[The request] Within the records that follow, find every line containing the string "Write". Copy those lines.

[Data section]
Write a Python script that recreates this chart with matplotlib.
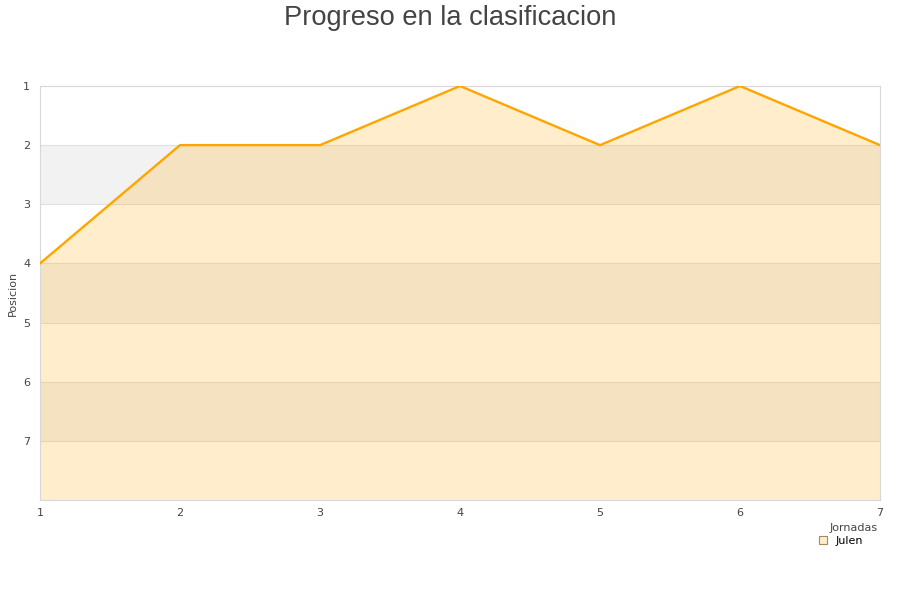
import matplotlib
matplotlib.use("Agg")
import matplotlib.pyplot as plt
from matplotlib.lines import Line2D

jornadas = [1, 2, 3, 4, 5, 6, 7]
posicion = [4, 2, 2, 1, 2, 1, 2]
serie = "Julen"

fig = plt.figure(figsize=(9, 6), dpi=100)
ax = fig.add_axes([40 / 900, 100 / 600, 840 / 900, 414 / 600])

# alternating bands
for k in (2, 4, 6):
    ax.axhspan(k, k + 1, color="#f2f2f2", zorder=0, lw=0)
for k in range(2, 8):
    ax.axhline(k, color="#e0e0e0", lw=0.8, zorder=1)

ax.fill_between(jornadas, posicion, 8, color="#ffa500", alpha=0.2, lw=0, zorder=2)
ax.plot(jornadas, posicion, color="#ffa500", lw=1.7, zorder=3)

ax.set_xlim(1, 7)
ax.set_ylim(8, 1)
ax.set_yticks(range(1, 8))
ax.set_xticks(jornadas)
ax.tick_params(length=0, labelsize=8, colors="#444444")
ax.tick_params(axis="y", pad=7)
ax.tick_params(axis="x", pad=6)
for s in ax.spines.values():
    s.set_color("#d8d8d8")
    s.set_linewidth(0.8)

ax.set_ylabel("Posicion", fontsize=8, color="#444444", labelpad=4)
fig.text(878 / 900, 1 - 528 / 600, "Jornadas", fontsize=8, color="#444444",
         ha="right", va="center")

fig.suptitle("Progreso en la clasificacion", fontsize=19.6, color="#444444",
             family="Liberation Sans", y=0.992, va="top")

handle = Line2D([], [], marker="s", ls="none", markersize=6,
                markerfacecolor="#ffedcc", markeredgecolor="#a08a60", markeredgewidth=0.8)
leg = fig.legend([handle], [serie], loc="center", bbox_to_anchor=(840 / 900, 1 - 541 / 600),
                 frameon=False, fontsize=8, handlelength=1, handletextpad=0.6,
                 borderpad=0.2, borderaxespad=0)

fig.savefig("out.png", dpi=100)
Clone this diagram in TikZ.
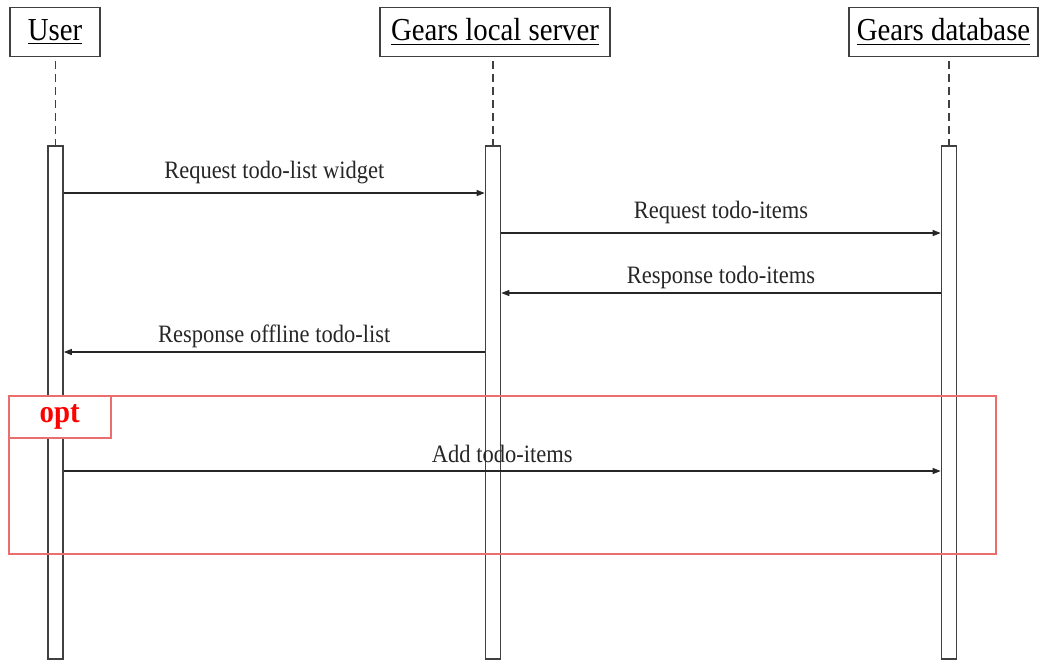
\documentclass[tikz,border=0pt]{standalone}
\usepackage{fontspec}
\setmainfont[FakeStretch=0.9]{Liberation Serif}
\usetikzlibrary{arrows.meta, positioning}
\definecolor{optred}{RGB}{235,110,110}

\begin{document}
\begin{tikzpicture}[
  x=0.5pt, y=-0.5pt,
  every node/.style={inner sep=0pt},
  head/.style={draw=gray!50!black, line width=0.8pt, minimum height=24.5pt,
               font=\fontsize{16}{19}\selectfont},
  bar/.style={draw=gray!50!black, line width=0.8pt, fill=white,
              minimum width=7.5pt, minimum height=256.5pt, anchor=north},
  life/.style={gray!50!black, line width=0.6pt, dash pattern=on 4pt off 2.5pt,
               shorten <=2pt},
  msg/.style={-{Triangle[length=4pt, width=3pt]}, line width=0.6pt, black!85},
  lbl/.style={anchor=base, font=\fontsize{12.5}{15}\selectfont},
  optbox/.style={draw=optred, line width=0.75pt},
  opttag/.style={optbox, fill=white, text=red, anchor=north west,
                 minimum width=51pt, minimum height=21pt,
                 font=\fontsize{16}{19}\selectfont\bfseries}
]
\useasboundingbox (0,0) rectangle (1040,660);

%% participants
\node[head, minimum width=45pt]   (user) at (55,32)    {\underline{User}};
\node[head, minimum width=115pt]  (srv)  at (495,32)   {\underline{Gears local server}};
\node[head, minimum width=94.5pt] (db)   at (943.5,32) {\underline{Gears database}};

%% activation bars
\node[bar] (ubar) at (55.5,145) {};
\node[bar] (sbar) at (493,145)  {};
\node[bar] (dbar) at (949,145)  {};

%% lifelines
\foreach \h/\b in {user/ubar, srv/sbar, db/dbar}
  \draw[life] (\b.north |- \h.south) -- (\b.north);

%% message rows
\foreach \n/\y in {r1/193, r2/233, r3/293, r4/352, r5/471}
  \coordinate (\n) at (0,\y);

%% messages
\draw[msg] (ubar.east |- r1) -- node[lbl, yshift=7.5pt] {Request todo-list widget} (sbar.west |- r1);
\draw[msg] (sbar.east |- r2) -- node[lbl, yshift=7.5pt] {Request todo-items} (dbar.west |- r2);
\draw[msg] (dbar.west |- r3) -- node[lbl, yshift=5pt] {Response todo-items} (sbar.east |- r3);
\draw[msg] (sbar.west |- r4) -- node[lbl, yshift=5pt] {Response offline todo-list} (ubar.east |- r4);

%% opt fragment
\node[optbox, anchor=north west, minimum width=493.5pt, minimum height=79pt] (opt) at (8,395) {};
\node[opttag] (optlbl) at (opt.north west) {opt};
\draw[msg] (ubar.east |- r5) -- node[lbl, yshift=4.5pt] {Add todo-items} (dbar.west |- r5);
\end{tikzpicture}
\end{document}
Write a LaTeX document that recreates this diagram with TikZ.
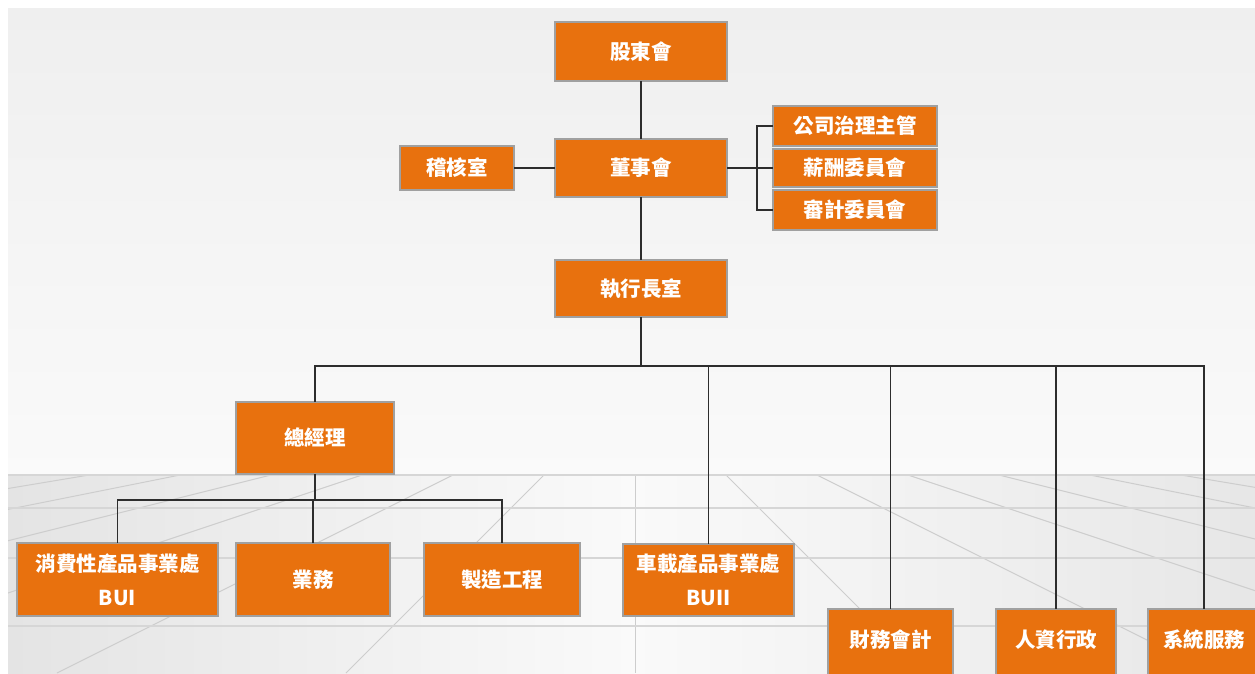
\documentclass[tikz,border=0pt]{standalone}
\usepackage{fontspec}
\newfontfamily\cjk{Noto Sans CJK TC}
\definecolor{boxorange}{RGB}{232,113,14}
\definecolor{boxline}{RGB}{160,160,160}
\definecolor{linkc}{RGB}{45,45,45}
\definecolor{gridc}{RGB}{205,205,205}
\definecolor{hgridc}{RGB}{214,214,214}
\definecolor{topbg}{RGB}{239,239,239}
\definecolor{floorside}{RGB}{228,228,228}
\begin{document}
\begin{tikzpicture}[x=1pt,y=-1pt,
  box/.style={draw=boxline, line width=1.2pt, fill=boxorange, text=white,
    font=\cjk\bfseries\fontsize{20.5}{34}\selectfont, inner sep=0pt, outer sep=0pt,
    anchor=north west, align=center},
  link/.style={draw=linkc, line width=1.1pt}]
\useasboundingbox (0,0) rectangle (1255,673);
% background
\fill[white] (0,0) rectangle (1255,673);
\shade[top color=topbg, bottom color=white!98!black] (8,8) rectangle (1255,474);
\shade[left color=floorside, right color=floorside!90!white, middle color=white!98!black] (8,474) rectangle (1255,673);
\begin{scope}
  \clip (8,474) rectangle (1255,673);
  \foreach \k in {-10,...,10} \draw[gridc, line width=1pt] (635+91*\k,475) -- (635+289*\k,673);
  \foreach \yy in {475,508,558,626} \draw[hgridc, line width=2pt] (8,\yy) -- (1255,\yy);
\end{scope}
% boxes
\node[box, minimum width=172pt, minimum height=59pt] (gs) at (555,22) {股東會};
\node[box, minimum width=172pt, minimum height=58pt] (ds) at (555,139) {董事會};
\node[box, minimum width=164pt, minimum height=40pt] (cg) at (773,106) {公司治理主管};
\node[box, minimum width=164pt, minimum height=38pt] (rc) at (773,149) {薪酬委員會};
\node[box, minimum width=164pt, minimum height=40pt] (ac) at (773,190) {審計委員會};
\node[box, minimum width=114pt, minimum height=44pt] (audit) at (400,146) {稽核室};
\node[box, minimum width=172pt, minimum height=57pt] (ceo) at (555,260) {執行長室};
\node[box, minimum width=158pt, minimum height=72pt] (gm) at (236,402) {總經理};
\node[box, minimum width=201pt, minimum height=73pt] (cp) at (17,543) {消費性產品事業處\\BUI};
\node[box, minimum width=154pt, minimum height=73pt] (biz) at (236,543) {業務};
\node[box, minimum width=156pt, minimum height=73pt] (mfg) at (424,543) {製造工程};
\node[box, minimum width=171pt, minimum height=72pt] (bu2) at (623,544) {車載產品事業處\\BUII};
\node[box, minimum width=125pt, minimum height=62pt] (fin) at (828,609) {財務會計};
\node[box, minimum width=120pt, minimum height=62pt] (hr) at (996,609) {人資行政};
\node[box, minimum width=112pt, minimum height=62pt] (sys) at (1148,609) {系統服務};
\fill[boxorange] (829,660) rectangle (952,674);
\fill[boxorange] (997,660) rectangle (1115,674);
\fill[boxorange] (1149,660) rectangle (1256,674);
\draw[boxline, line width=1.2pt] (828,665) -- (828,674) (953,665) -- (953,674) (996,665) -- (996,674) (1116,665) -- (1116,674) (1148,665) -- (1148,674);
% connectors
\coordinate (br) at (757,168);
\coordinate (bus) at (641,366);
\coordinate (gbus) at (315,500);
\draw[link] (gs.south) -- (ds.north);
\draw[link] (ds.south) -- (ceo.north);
\draw[link] (audit.east) -- (audit.east -| ds.west);
\draw[link] (ds.east) -- (br);
\draw[link] (cg.west) -| (br) |- (ac.west);
\draw[link] (rc.west) -- (rc.west -| br);
\draw[link] (ceo.south) -- (bus);
\draw[link] (gm.north) |- (bus) -| (sys.north);
\draw[link] (bu2.north) -- (bu2.north |- bus);
\draw[link] (fin.north) -- (fin.north |- bus);
\draw[link] (hr.north) -- (hr.north |- bus);
\draw[link] (gm.south) -- (gbus);
\draw[link] (cp.north) |- (gbus) -| (mfg.north);
\draw[link] (biz.north) -- (biz.north |- gbus);
\end{tikzpicture}
\end{document}
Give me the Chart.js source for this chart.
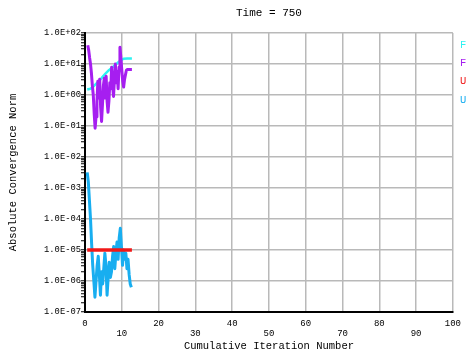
<!DOCTYPE html>
<html>
<head>
<meta charset="utf-8">
<script src="https://cdn.jsdelivr.net/npm/chart.js@4/dist/chart.umd.min.js"></script>
<style>
  html, body { margin: 0; padding: 0; background: #fff; overflow: hidden; }
  #residuals { display: block; }
</style>
</head>
<body>
<canvas id="residuals" width="468" height="354"></canvas>
<script>
'use strict';

// Residual history, iteration -> absolute norm
const fCyanIter = [0.6, 1.5, 2.5, 3.5, 4.5, 5.5, 6.5, 7.5, 8.5, 9.5, 10.5, 11.5, 12.75];
const fCyanNorm = [1.5, 1.6, 2.0, 2.6, 3.5, 4.8, 6.3, 7.9, 10, 12.6, 14.8, 15, 15];

const fPurpleIter = [0.75, 1.0, 1.25, 1.5, 1.75, 2.0, 2.25, 2.5, 2.75, 3.0, 3.25, 3.5, 3.75, 4.0,
  4.25, 4.5, 4.75, 5.0, 5.25, 5.5, 5.75, 6.0, 6.25, 6.5, 6.75, 7.0, 7.25, 7.5, 7.75, 8.0,
  8.25, 8.5, 8.75, 9.0, 9.25, 9.5, 9.75, 10.0, 10.25, 10.5, 10.75, 11.0, 11.25, 11.5, 12.75];
const fPurpleNorm = [40, 28, 16, 10, 5.0, 2.0, 1.0, 0.25, 0.085, 0.2, 0.63, 2.8, 0.8, 3.2,
  0.4, 0.14, 0.5, 2.0, 3.5, 0.8, 4.0, 0.63, 0.28, 0.63, 2.5, 1.6, 7.9, 2.0, 0.9, 3.2,
  10, 2.5, 5.6, 1.6, 7.9, 35, 16, 6.3, 2.8, 1.8, 3.2, 4.5, 6.3, 6.6, 6.6];

const uRedIter = [0.6, 12.75];
const uRedNorm = [1.0e-5, 1.0e-5];

const uBlueIter = [0.6, 0.9, 1.2, 1.5, 1.8, 2.1, 2.4, 2.7, 3.0, 3.3, 3.6, 3.9, 4.2, 4.5,
  4.8, 5.1, 5.4, 5.7, 6.0, 6.3, 6.6, 6.9, 7.2, 7.5, 7.8, 8.1, 8.4, 8.7, 9.0, 9.3, 9.6,
  9.9, 10.2, 10.5, 10.8, 11.1, 11.4, 11.7, 12.0, 12.3, 12.6];
const uBlueNorm = [3.2e-3, 1.6e-3, 4.0e-4, 1.0e-4, 1.6e-5, 3.2e-6, 1.0e-6, 3.0e-7, 1.0e-6,
  3.2e-6, 6.3e-6, 1.6e-6, 3.5e-7, 2.0e-6, 8.0e-7, 2.5e-6, 7.9e-6, 3.2e-6, 3.5e-7, 1.3e-6,
  4.0e-6, 1.3e-6, 2.0e-6, 6.3e-6, 1.3e-5, 2.5e-6, 7.9e-6, 1.8e-5, 5.0e-6, 2.5e-5, 5.0e-5,
  1.3e-5, 3.2e-6, 1.0e-5, 5.0e-6, 7.9e-6, 2.5e-6, 5.0e-6, 1.6e-6, 8.0e-7, 6.3e-7];

// Axis ticks
const xTickLabels = ['0', '10', '20', '30', '40', '50', '60', '70', '80', '90', '100'];
const yDecades = [1e-7, 1e-6, 1e-5, 1e-4, 1e-3, 1e-2, 1e-1, 1e0, 1e1, 1e2];
const yTickLabels = ['1.0E-07', '1.0E-06', '1.0E-05', '1.0E-04', '1.0E-03',
  '1.0E-02', '1.0E-01', '1.0E+00', '1.0E+01', '1.0E+02'];

const MONO = '"Liberation Mono", "DejaVu Sans Mono", monospace';
const GRID = '#b9b9b9';

function toPoints(xs, ys) {
  return xs.map((x, i) => ({ x: x, y: ys[i] }));
}

function decadeIndex(v) {
  return yDecades.findIndex(d => Math.abs(v - d) / d < 1e-6);
}

function series(label, xs, ys, color, width, order) {
  return {
    label: label,
    data: toPoints(xs, ys),
    borderColor: color,
    backgroundColor: color,
    borderWidth: width,
    borderJoinStyle: 'round',
    pointRadius: 0,
    tension: 0,
    fill: false,
    order: order
  };
}

// Plain coloured letters to the right of the plot
const sideLegend = {
  id: 'sideLegend',
  afterDraw(chart) {
    const { ctx, chartArea } = chart;
    ctx.save();
    ctx.font = '10.5px ' + MONO;
    ctx.textAlign = 'left';
    ctx.textBaseline = 'middle';
    chart.data.datasets.forEach((ds, i) => {
      ctx.fillStyle = ds.borderColor;
      ctx.fillText(ds.label, chartArea.right + 7, chartArea.top + 12 + i * 18.3);
    });
    ctx.restore();
  }
};

new Chart(document.getElementById('residuals'), {
  type: 'line',
  data: {
    datasets: [
      series('F', fCyanIter, fCyanNorm, '#2ef2f2', 2.5, 2),
      series('F', fPurpleIter, fPurpleNorm, '#a61ef0', 3, 1),
      series('U', uRedIter, uRedNorm, '#f01818', 3.5, 0),
      series('U', uBlueIter, uBlueNorm, '#18aef0', 3, 3)
    ]
  },
  options: {
    responsive: false,
    animation: false,
    devicePixelRatio: 1,
    layout: { padding: { left: 0, right: 13, top: 0, bottom: 0 } },
    plugins: {
      legend: { display: false },
      tooltip: { enabled: false },
      title: {
        display: true,
        text: 'Time = 750',
        fullSize: false,
        color: '#000',
        font: { family: MONO, size: 11, weight: 'normal' },
        padding: { top: 6, bottom: 13.8 }
      }
    },
    scales: {
      x: {
        type: 'linear',
        min: 0,
        max: 100,
        afterFit(s) { s.height = 42; },
        ticks: {
          stepSize: 10,
          autoSkip: false,
          maxRotation: 0,
          padding: 7,
          color: '#000',
          font: { family: MONO, size: 9, lineHeight: 1.1 },
          callback(value) {
            const i = Math.round(value / 10);
            return i % 2 === 0 ? [xTickLabels[i], ''] : ['', xTickLabels[i]];
          }
        },
        grid: { color: GRID, lineWidth: 1.5, drawTicks: false },
        border: { color: '#000', width: 2 },
        title: {
          display: true,
          text: 'Cumulative Iteration Number',
          color: '#000',
          font: { family: MONO, size: 10.5 },
          padding: { top: 0, bottom: 1 }
        }
      },
      y: {
        type: 'logarithmic',
        min: 1e-7,
        max: 1e2,
        afterFit(s) { s.width = 85; },
        afterBuildTicks(axis) {
          const ticks = [];
          yDecades.forEach((d, i) => {
            if (i === yDecades.length - 1) {
              ticks.push({ value: d, major: true });
              return;
            }
            for (let m = 1; m <= 9; m++) ticks.push({ value: d * m, major: m === 1 });
          });
          axis.ticks = ticks;
        },
        ticks: {
          autoSkip: false,
          padding: 0,
          color: '#000',
          font: { family: MONO, size: 8.8 },
          callback(value) {
            const i = decadeIndex(value);
            return i >= 0 ? yTickLabels[i] : '';
          }
        },
        grid: {
          lineWidth: 1.5,
          tickLength: 4,
          tickWidth: 1,
          tickColor: '#000',
          color: ctx => (ctx.tick && decadeIndex(ctx.tick.value) >= 0 ? GRID : 'rgba(0,0,0,0)')
        },
        border: { color: '#000', width: 2 },
        title: {
          display: true,
          text: 'Absolute Convergence Norm',
          color: '#000',
          font: { family: MONO, size: 10.5 },
          padding: { top: 7, bottom: 0 }
        }
      }
    }
  },
  plugins: [sideLegend]
});
</script>
</body>
</html>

[Complete answer]
Write a Python script that recreates this chart with matplotlib.
Write a LaTeX document that recreates this diagram with TikZ.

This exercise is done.